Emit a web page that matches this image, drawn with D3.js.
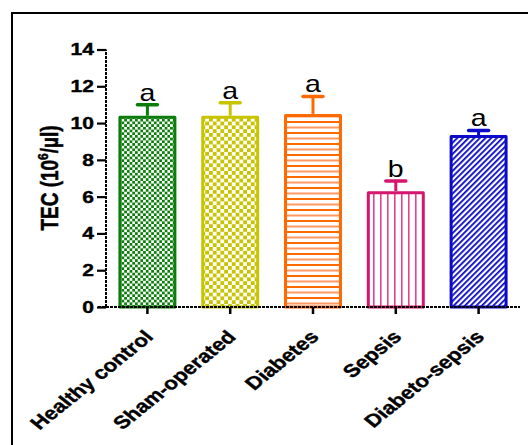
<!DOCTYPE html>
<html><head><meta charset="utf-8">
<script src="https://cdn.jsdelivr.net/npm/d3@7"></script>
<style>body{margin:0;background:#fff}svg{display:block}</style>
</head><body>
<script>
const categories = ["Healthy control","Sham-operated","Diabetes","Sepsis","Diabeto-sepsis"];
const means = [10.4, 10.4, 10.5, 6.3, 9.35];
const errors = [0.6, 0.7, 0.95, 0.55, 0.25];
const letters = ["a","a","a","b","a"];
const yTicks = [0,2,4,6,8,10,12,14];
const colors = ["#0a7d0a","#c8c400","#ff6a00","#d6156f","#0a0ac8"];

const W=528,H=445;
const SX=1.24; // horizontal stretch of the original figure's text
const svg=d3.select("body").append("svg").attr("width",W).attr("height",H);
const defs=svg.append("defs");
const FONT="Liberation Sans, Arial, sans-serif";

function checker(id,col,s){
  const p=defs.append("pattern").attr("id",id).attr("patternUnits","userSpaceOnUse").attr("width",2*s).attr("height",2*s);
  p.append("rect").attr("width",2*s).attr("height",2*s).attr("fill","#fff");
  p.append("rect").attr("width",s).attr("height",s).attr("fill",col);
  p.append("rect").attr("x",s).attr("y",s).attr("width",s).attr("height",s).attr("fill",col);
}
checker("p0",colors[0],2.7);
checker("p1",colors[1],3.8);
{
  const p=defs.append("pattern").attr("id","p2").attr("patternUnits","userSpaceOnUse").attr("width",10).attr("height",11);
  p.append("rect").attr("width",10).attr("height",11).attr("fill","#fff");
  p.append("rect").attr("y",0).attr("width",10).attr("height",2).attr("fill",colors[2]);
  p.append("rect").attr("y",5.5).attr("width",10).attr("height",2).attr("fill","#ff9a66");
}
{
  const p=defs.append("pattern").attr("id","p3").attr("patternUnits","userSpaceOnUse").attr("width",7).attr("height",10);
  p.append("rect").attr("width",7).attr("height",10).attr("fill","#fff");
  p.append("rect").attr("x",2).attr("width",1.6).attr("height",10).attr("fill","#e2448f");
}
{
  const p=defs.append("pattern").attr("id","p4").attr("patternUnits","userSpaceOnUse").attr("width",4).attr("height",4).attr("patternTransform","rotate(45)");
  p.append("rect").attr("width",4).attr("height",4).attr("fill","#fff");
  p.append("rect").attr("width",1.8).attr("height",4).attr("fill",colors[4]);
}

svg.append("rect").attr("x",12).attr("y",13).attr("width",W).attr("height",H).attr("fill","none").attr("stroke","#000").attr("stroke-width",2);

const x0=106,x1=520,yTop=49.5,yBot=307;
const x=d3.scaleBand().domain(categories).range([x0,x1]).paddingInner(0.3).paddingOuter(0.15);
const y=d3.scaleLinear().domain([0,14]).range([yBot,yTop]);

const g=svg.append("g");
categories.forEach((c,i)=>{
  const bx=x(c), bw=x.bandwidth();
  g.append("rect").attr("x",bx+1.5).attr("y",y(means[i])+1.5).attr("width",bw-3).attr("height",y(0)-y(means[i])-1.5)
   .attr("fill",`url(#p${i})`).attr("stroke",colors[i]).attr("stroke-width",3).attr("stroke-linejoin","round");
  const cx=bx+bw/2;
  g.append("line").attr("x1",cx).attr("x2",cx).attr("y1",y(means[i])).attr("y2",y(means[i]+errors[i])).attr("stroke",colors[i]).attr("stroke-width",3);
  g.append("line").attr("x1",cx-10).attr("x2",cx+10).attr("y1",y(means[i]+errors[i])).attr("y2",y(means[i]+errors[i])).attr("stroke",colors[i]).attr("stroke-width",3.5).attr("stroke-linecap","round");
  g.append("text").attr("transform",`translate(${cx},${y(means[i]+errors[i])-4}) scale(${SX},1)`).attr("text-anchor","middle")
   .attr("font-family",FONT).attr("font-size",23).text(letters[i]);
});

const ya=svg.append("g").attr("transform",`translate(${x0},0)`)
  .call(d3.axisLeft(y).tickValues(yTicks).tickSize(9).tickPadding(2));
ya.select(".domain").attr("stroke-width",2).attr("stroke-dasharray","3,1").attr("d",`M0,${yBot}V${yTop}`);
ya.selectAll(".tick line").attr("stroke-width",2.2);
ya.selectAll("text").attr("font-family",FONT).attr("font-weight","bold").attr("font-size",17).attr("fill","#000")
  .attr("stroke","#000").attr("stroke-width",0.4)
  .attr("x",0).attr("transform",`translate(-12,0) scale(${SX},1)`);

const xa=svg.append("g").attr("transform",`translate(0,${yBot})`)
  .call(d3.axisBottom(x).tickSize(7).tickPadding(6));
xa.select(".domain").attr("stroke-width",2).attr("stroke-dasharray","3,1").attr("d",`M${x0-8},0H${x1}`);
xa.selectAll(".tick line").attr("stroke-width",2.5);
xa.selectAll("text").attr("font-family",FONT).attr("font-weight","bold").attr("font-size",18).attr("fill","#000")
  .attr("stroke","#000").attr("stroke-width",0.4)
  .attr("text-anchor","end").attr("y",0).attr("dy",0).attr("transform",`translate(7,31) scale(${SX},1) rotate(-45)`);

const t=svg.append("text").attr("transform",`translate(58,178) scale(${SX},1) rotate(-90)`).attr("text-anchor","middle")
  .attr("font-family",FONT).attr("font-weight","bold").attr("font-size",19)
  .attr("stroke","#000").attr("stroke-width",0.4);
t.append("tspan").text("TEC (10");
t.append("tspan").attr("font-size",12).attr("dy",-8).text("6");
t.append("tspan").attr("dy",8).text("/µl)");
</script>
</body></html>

- - -

_EXERCISE INSTRUCTIONS:_ Copy every line of the data word for word, omitting the images.

_ANSWER IN FULL:_
Emit a web page that matches this image, drawn with D3.js.
<!DOCTYPE html>
<html><head><meta charset="utf-8">
<script src="https://cdn.jsdelivr.net/npm/d3@7"></script>
<style>body{margin:0;background:#fff}svg{display:block}</style>
</head><body>
<script>
const categories = ["Healthy control","Sham-operated","Diabetes","Sepsis","Diabeto-sepsis"];
const means = [10.4, 10.4, 10.5, 6.3, 9.35];
const errors = [0.6, 0.7, 0.95, 0.55, 0.25];
const letters = ["a","a","a","b","a"];
const yTicks = [0,2,4,6,8,10,12,14];
const colors = ["#0a7d0a","#c8c400","#ff6a00","#d6156f","#0a0ac8"];

const W=528,H=445;
const SX=1.24; // horizontal stretch of the original figure's text
const svg=d3.select("body").append("svg").attr("width",W).attr("height",H);
const defs=svg.append("defs");
const FONT="Liberation Sans, Arial, sans-serif";

function checker(id,col,s){
  const p=defs.append("pattern").attr("id",id).attr("patternUnits","userSpaceOnUse").attr("width",2*s).attr("height",2*s);
  p.append("rect").attr("width",2*s).attr("height",2*s).attr("fill","#fff");
  p.append("rect").attr("width",s).attr("height",s).attr("fill",col);
  p.append("rect").attr("x",s).attr("y",s).attr("width",s).attr("height",s).attr("fill",col);
}
checker("p0",colors[0],2.7);
checker("p1",colors[1],3.8);
{
  const p=defs.append("pattern").attr("id","p2").attr("patternUnits","userSpaceOnUse").attr("width",10).attr("height",11);
  p.append("rect").attr("width",10).attr("height",11).attr("fill","#fff");
  p.append("rect").attr("y",0).attr("width",10).attr("height",2).attr("fill",colors[2]);
  p.append("rect").attr("y",5.5).attr("width",10).attr("height",2).attr("fill","#ff9a66");
}
{
  const p=defs.append("pattern").attr("id","p3").attr("patternUnits","userSpaceOnUse").attr("width",7).attr("height",10);
  p.append("rect").attr("width",7).attr("height",10).attr("fill","#fff");
  p.append("rect").attr("x",2).attr("width",1.6).attr("height",10).attr("fill","#e2448f");
}
{
  const p=defs.append("pattern").attr("id","p4").attr("patternUnits","userSpaceOnUse").attr("width",4).attr("height",4).attr("patternTransform","rotate(45)");
  p.append("rect").attr("width",4).attr("height",4).attr("fill","#fff");
  p.append("rect").attr("width",1.8).attr("height",4).attr("fill",colors[4]);
}

svg.append("rect").attr("x",12).attr("y",13).attr("width",W).attr("height",H).attr("fill","none").attr("stroke","#000").attr("stroke-width",2);

const x0=106,x1=520,yTop=49.5,yBot=307;
const x=d3.scaleBand().domain(categories).range([x0,x1]).paddingInner(0.3).paddingOuter(0.15);
const y=d3.scaleLinear().domain([0,14]).range([yBot,yTop]);

const g=svg.append("g");
categories.forEach((c,i)=>{
  const bx=x(c), bw=x.bandwidth();
  g.append("rect").attr("x",bx+1.5).attr("y",y(means[i])+1.5).attr("width",bw-3).attr("height",y(0)-y(means[i])-1.5)
   .attr("fill",`url(#p${i})`).attr("stroke",colors[i]).attr("stroke-width",3).attr("stroke-linejoin","round");
  const cx=bx+bw/2;
  g.append("line").attr("x1",cx).attr("x2",cx).attr("y1",y(means[i])).attr("y2",y(means[i]+errors[i])).attr("stroke",colors[i]).attr("stroke-width",3);
  g.append("line").attr("x1",cx-10).attr("x2",cx+10).attr("y1",y(means[i]+errors[i])).attr("y2",y(means[i]+errors[i])).attr("stroke",colors[i]).attr("stroke-width",3.5).attr("stroke-linecap","round");
  g.append("text").attr("transform",`translate(${cx},${y(means[i]+errors[i])-4}) scale(${SX},1)`).attr("text-anchor","middle")
   .attr("font-family",FONT).attr("font-size",23).text(letters[i]);
});

const ya=svg.append("g").attr("transform",`translate(${x0},0)`)
  .call(d3.axisLeft(y).tickValues(yTicks).tickSize(9).tickPadding(2));
ya.select(".domain").attr("stroke-width",2).attr("stroke-dasharray","3,1").attr("d",`M0,${yBot}V${yTop}`);
ya.selectAll(".tick line").attr("stroke-width",2.2);
ya.selectAll("text").attr("font-family",FONT).attr("font-weight","bold").attr("font-size",17).attr("fill","#000")
  .attr("stroke","#000").attr("stroke-width",0.4)
  .attr("x",0).attr("transform",`translate(-12,0) scale(${SX},1)`);

const xa=svg.append("g").attr("transform",`translate(0,${yBot})`)
  .call(d3.axisBottom(x).tickSize(7).tickPadding(6));
xa.select(".domain").attr("stroke-width",2).attr("stroke-dasharray","3,1").attr("d",`M${x0-8},0H${x1}`);
xa.selectAll(".tick line").attr("stroke-width",2.5);
xa.selectAll("text").attr("font-family",FONT).attr("font-weight","bold").attr("font-size",18).attr("fill","#000")
  .attr("stroke","#000").attr("stroke-width",0.4)
  .attr("text-anchor","end").attr("y",0).attr("dy",0).attr("transform",`translate(7,31) scale(${SX},1) rotate(-45)`);

const t=svg.append("text").attr("transform",`translate(58,178) scale(${SX},1) rotate(-90)`).attr("text-anchor","middle")
  .attr("font-family",FONT).attr("font-weight","bold").attr("font-size",19)
  .attr("stroke","#000").attr("stroke-width",0.4);
t.append("tspan").text("TEC (10");
t.append("tspan").attr("font-size",12).attr("dy",-8).text("6");
t.append("tspan").attr("dy",8).text("/µl)");
</script>
</body></html>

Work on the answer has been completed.